Docker responded with status code 500: path is mounted on / but it is not a shared mount

If you meet the following error when executing az-ml run debug.

CommonRuntimeJobError {
    code: "CommandError",
    category: SystemError,
    message: Compliant(
        "Docker responded with status code 500: path /tmp/azureml/cr/j/xxxxx/.grpc is mounted on / but it is not a shared mount.\n",
    ),
    details: [],
    error: None,
}

You could run this command sudo mount --make-shared / to resolve if.

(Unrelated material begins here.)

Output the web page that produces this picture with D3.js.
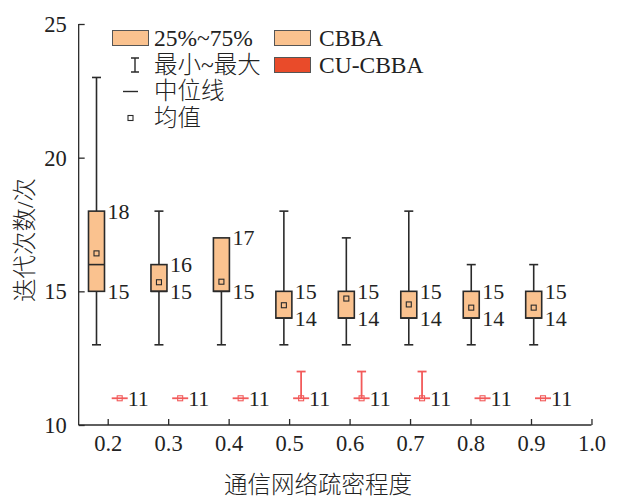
<!DOCTYPE html>
<html>
<head>
<meta charset="utf-8">
<script src="https://cdn.jsdelivr.net/npm/d3@7"></script>
<style>
  html, body { margin: 0; padding: 0; background: #fff; }
  svg text { fill: #222; }
  .latin { font-family: "Liberation Serif", "Times New Roman", serif; }
  .cjk { font-family: "Liberation Serif", "Noto Sans CJK SC", serif; font-weight: 300; }
</style>
</head>
<body>
<svg id="chart" width="621" height="500"></svg>
<script>
// Network density levels (x categories)
const density = [0.2, 0.3, 0.4, 0.5, 0.6, 0.7, 0.8, 0.9];
const xTicks = [0.2, 0.3, 0.4, 0.5, 0.6, 0.7, 0.8, 0.9, 1.0];
const yTicks = [10, 15, 20, 25];

// CBBA iteration statistics
const cbbaMin    = [13, 13, 13, 13, 13, 13, 13, 13];
const cbbaQ1     = [15, 15, 15, 14, 14, 14, 14, 14];
const cbbaMedian = [16, 15, 15, 14, 14, 14, 14, 14];
const cbbaQ3     = [18, 16, 17, 15, 15, 15, 15, 15];
const cbbaMax    = [23, 18, 17, 18, 17, 18, 16, 16];
const cbbaMean   = [16.42, 15.34, 15.36, 14.48, 14.73, 14.51, 14.39, 14.39];

// CU-CBBA iteration statistics
const cuMin    = [11, 11, 11, 11, 11, 11, 11, 11];
const cuQ1     = [11, 11, 11, 11, 11, 11, 11, 11];
const cuMedian = [11, 11, 11, 11, 11, 11, 11, 11];
const cuQ3     = [11, 11, 11, 11, 11, 11, 11, 11];
const cuMax    = [11, 11, 11, 12, 12, 12, 11, 11];
const cuMean   = [11, 11, 11, 11, 11, 11, 11, 11];

const legendLeft = ["25%~75%", "最小~最大", "中位线", "均值"];
const legendRight = ["CBBA", "CU-CBBA"];

const cbbaFill = "#fac28f";
const cuFill = "#e94b2a";
const cuStroke = "#f25a5a";
const ink = "#2a2a2a";
const FS_TICK = 22.5, FS_LABEL = 22, FS_TITLE = 23.5, FS_LEGEND = 23.5;

const svg = d3.select("#chart");

const x = d3.scaleLinear().domain([0.2, 0.9]).range([107.7, 531]);
const xBox = d3.scaleLinear().domain([0.2, 0.9]).range([96.5, 533.7]);
const y = d3.scaleLinear().domain([10, 25]).range([425, 24]);

const xLeft = x(0.152), xRight = x(1.0);

// Axes: ticks point inward
const xAxis = svg.append("g").attr("transform", `translate(0,${y(10)})`)
  .call(d3.axisBottom(x).tickValues(xTicks).tickSize(-6).tickSizeOuter(0)
        .tickFormat(d3.format(".1f")));
xAxis.select(".domain").attr("d", `M${xLeft},0H${xRight}`);
const yAxis = svg.append("g").attr("transform", `translate(${xLeft},0)`)
  .call(d3.axisLeft(y).tickValues(yTicks).tickSize(-6).tickSizeOuter(0));
yAxis.select(".domain").attr("d", `M0,${y(25)}V${y(10)}`);

[xAxis, yAxis].forEach(g => {
  g.selectAll("path, line").attr("stroke", ink).attr("stroke-width", 1.3);
  g.selectAll("text").attr("class", "latin").attr("font-size", FS_TICK).attr("fill", ink);
});
xAxis.selectAll("text").attr("dy", "1.0em");
yAxis.selectAll("text").attr("x", -12).attr("dy", "0.34em");

// Axis titles
svg.append("text").attr("class", "cjk").attr("font-size", FS_TITLE)
  .attr("x", 318).attr("y", 493).attr("text-anchor", "middle").text("通信网络疏密程度");
svg.append("text").attr("class", "cjk").attr("font-size", FS_TITLE)
  .attr("transform", `translate(33,240) rotate(-90)`)
  .attr("text-anchor", "middle").text("迭代次数/次");

// Box plot drawing
function drawBoxes(cx, mn, q1, med, q3, mx, mean, opt) {
  const g = svg.append("g");
  const hw = opt.width / 2, cap = opt.cap / 2;
  density.forEach((d, i) => {
    const c = cx(d);
    // whiskers
    if (mx[i] > q3[i]) {
      g.append("line").attr("x1", c).attr("x2", c).attr("y1", y(q3[i])).attr("y2", y(mx[i]))
        .attr("stroke", opt.stroke).attr("stroke-width", opt.sw);
      g.append("line").attr("x1", c - cap).attr("x2", c + cap).attr("y1", y(mx[i])).attr("y2", y(mx[i]))
        .attr("stroke", opt.stroke).attr("stroke-width", opt.sw);
    }
    if (mn[i] < q1[i]) {
      g.append("line").attr("x1", c).attr("x2", c).attr("y1", y(q1[i])).attr("y2", y(mn[i]))
        .attr("stroke", opt.stroke).attr("stroke-width", opt.sw);
      g.append("line").attr("x1", c - cap).attr("x2", c + cap).attr("y1", y(mn[i])).attr("y2", y(mn[i]))
        .attr("stroke", opt.stroke).attr("stroke-width", opt.sw);
    }
    // interquartile box
    g.append("rect").attr("x", c - hw).attr("y", y(q3[i]))
      .attr("width", opt.width).attr("height", Math.max(0, y(q1[i]) - y(q3[i])))
      .attr("fill", opt.fill).attr("stroke", opt.stroke).attr("stroke-width", opt.sw);
    // median
    g.append("line").attr("x1", c - hw).attr("x2", c + hw).attr("y1", y(med[i])).attr("y2", y(med[i]))
      .attr("stroke", opt.stroke).attr("stroke-width", opt.sw);
    // mean
    g.append("rect").attr("x", c - 2.5).attr("y", y(mean[i]) - 2.5).attr("width", 5).attr("height", 5)
      .attr("fill", "none").attr("stroke", opt.stroke).attr("stroke-width", 1.1);
  });
  return g;
}

drawBoxes(xBox, cbbaMin, cbbaQ1, cbbaMedian, cbbaQ3, cbbaMax, cbbaMean,
  { width: 16, cap: 9, fill: cbbaFill, stroke: ink, sw: 1.6 });
drawBoxes(d => x(d) + 12, cuMin, cuQ1, cuMedian, cuQ3, cuMax, cuMean,
  { width: 16, cap: 9, fill: cuFill, stroke: cuStroke, sw: 1.8 });

// Quartile value labels
const labels = svg.append("g").attr("class", "latin").attr("font-size", FS_LABEL);
density.forEach((d, i) => {
  const lx = xBox(d) + 8 + 3;
  labels.append("text").attr("x", lx).attr("y", y(cbbaQ3[i])).attr("dy", "0.34em").text(cbbaQ3[i]);
  labels.append("text").attr("x", lx).attr("y", y(cbbaQ1[i])).attr("dy", "0.34em").text(cbbaQ1[i]);
  labels.append("text").attr("x", x(d) + 12 + 8).attr("y", y(cuQ1[i])).attr("dy", "0.34em").text(cuQ1[i]);
});

// Legend
const lg = svg.append("g");
const rows = [38, 65, 91.5, 118];
const txL = 154, txR = 319;
lg.append("rect").attr("x", 112.5).attr("y", rows[0] - 7.5).attr("width", 36).attr("height", 15)
  .attr("fill", cbbaFill).attr("stroke", "#555").attr("stroke-width", 1);
// min-max icon
lg.append("path").attr("d", `M131,${rows[1]-7}H139M135,${rows[1]-7}V${rows[1]+7}M131,${rows[1]+7}H139`)
  .attr("stroke", ink).attr("stroke-width", 1.4).attr("fill", "none");
// median icon
lg.append("line").attr("x1", 123).attr("x2", 138).attr("y1", rows[2]).attr("y2", rows[2])
  .attr("stroke", ink).attr("stroke-width", 1.4);
// mean icon
lg.append("rect").attr("x", 128).attr("y", rows[3] - 2.5).attr("width", 5).attr("height", 5)
  .attr("fill", "none").attr("stroke", ink).attr("stroke-width", 1.1);
legendLeft.forEach((t, i) => {
  lg.append("text").attr("class", "cjk").attr("font-size", FS_LEGEND).attr("x", txL).attr("y", rows[i])
    .attr("dy", "0.34em").text(t);
});
[cbbaFill, cuFill].forEach((f, i) => {
  lg.append("rect").attr("x", 274.5).attr("y", rows[i] - 7.5).attr("width", 36).attr("height", 15)
    .attr("fill", f).attr("stroke", "#555").attr("stroke-width", 1);
  lg.append("text").attr("class", "latin").attr("font-size", FS_LEGEND).attr("x", txR).attr("y", rows[i])
    .attr("dy", "0.34em").text(legendRight[i]);
});
</script>
</body>
</html>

The compute could not authenticate with the Docker registry

If you meet the following error when executing az-ml run debug.

CommonRuntimeJobError {
    code: "AggregatedUnauthorizedAccessError",
    category: UserError,
    message: Compliant(
        "Failed to pull Docker image 848b8fb7991f410dafa12b95593b519c.azurecr.io/azureml/azureml_301b04d9d1ade06963f05664646fb2d5. This error may occur because the compute could not authenticate with the Docker registry to pull the image. If using ACR please ensure the ACR has Admin user enabled or a Managed Identity with `AcrPull` access to the ACR is assigned to the compute. If the ACR Admin user's password was changed recently it may be necessary to synchronize the workspace keys.",
    ),
    details: [
        Detail {
            name: "Authentication methods attempted",
        },
        Detail {
            name: "Note",
            value: Literal(
                Compliant(
                    "Identity (MSI) not found on the compute, if the intention is to authenticate with identity ensure that a Managed Identity with `AcrPull` access to the ACR is assigned to the compute",
                ),
            ),
        },
        Detail {
            name: "Error",
            value: Error(
                CommonRuntimeJobError {
                    code: "DockerUnauthorizedAccessError",
                    category: UserError,
                    message: Compliant(
                        "Failed to pull Docker image 848b8fb7991f410dafa12b95593b519c.azurecr.io/azureml/azureml_301b04d9d1ade06963f05664646fb2d5 with authentication mode Anonymous due to: Docker responded with status code 500: {\"message\":\"Get https://848b8fb7991f410dafa12b95593b519c.azurecr.io/v2/azureml/azureml_301b04d9d1ade06963f05664646fb2d5/manifests/latest: unauthorized: authentication required, visit https://aka.ms/acr/authorization for more information.\"}\n. Compute could not authenticate with the Docker registry to pull the image.",
                    ),
                    details: [],
                    error: None,
                },
            ),
        },
    ],
    error: None,
}

It means the local machine could not authenticate with the Docker registry to pull the image. You need to execute this command az acr login --name <registry-name> to login the registry.

See reference for more detail about ACR.

Unknown runtime specified nvidia

If you meet the following error when executing az-ml run debug, it means that NVIDIA is not configured in docker runtimes。

CommonRuntimeJobError {
   code: "OrchestrateJobError",
   category: SystemError,
   message: Compliant(
     "Failed to execute command group with error API queried with a bad parameter: {\"message\":\"Unknown runtime specified nvidia\"}\n",
   ),
   details: [],
}

You need follow these steps to install nvidia-container-runtime and config docker runtimes:

  1. Install nvidia-container-runtime

    $ sudo apt-get install nvidia-container-runtime
    
  2. Add nvidia to docker runtime

    $ sudo tee /etc/docker/daemon.json <<EOF
    {
        "runtimes": {
            "nvidia": {
                "path": "/usr/bin/nvidia-container-runtime",
                "runtimeArgs": []
            }
        }
    }
    EOF
    $ sudo pkill -SIGHUP dockerd
    
  3. Restart docker service and check runtime is added

    $ sudo systemctl daemon-reload
    $ sudo systemctl restart docker
    $ docker info|grep -i runtime
     Runtimes: nvidia runc
     Default Runtime: runc
    

See reference for more detail about nvidia-container-runtime.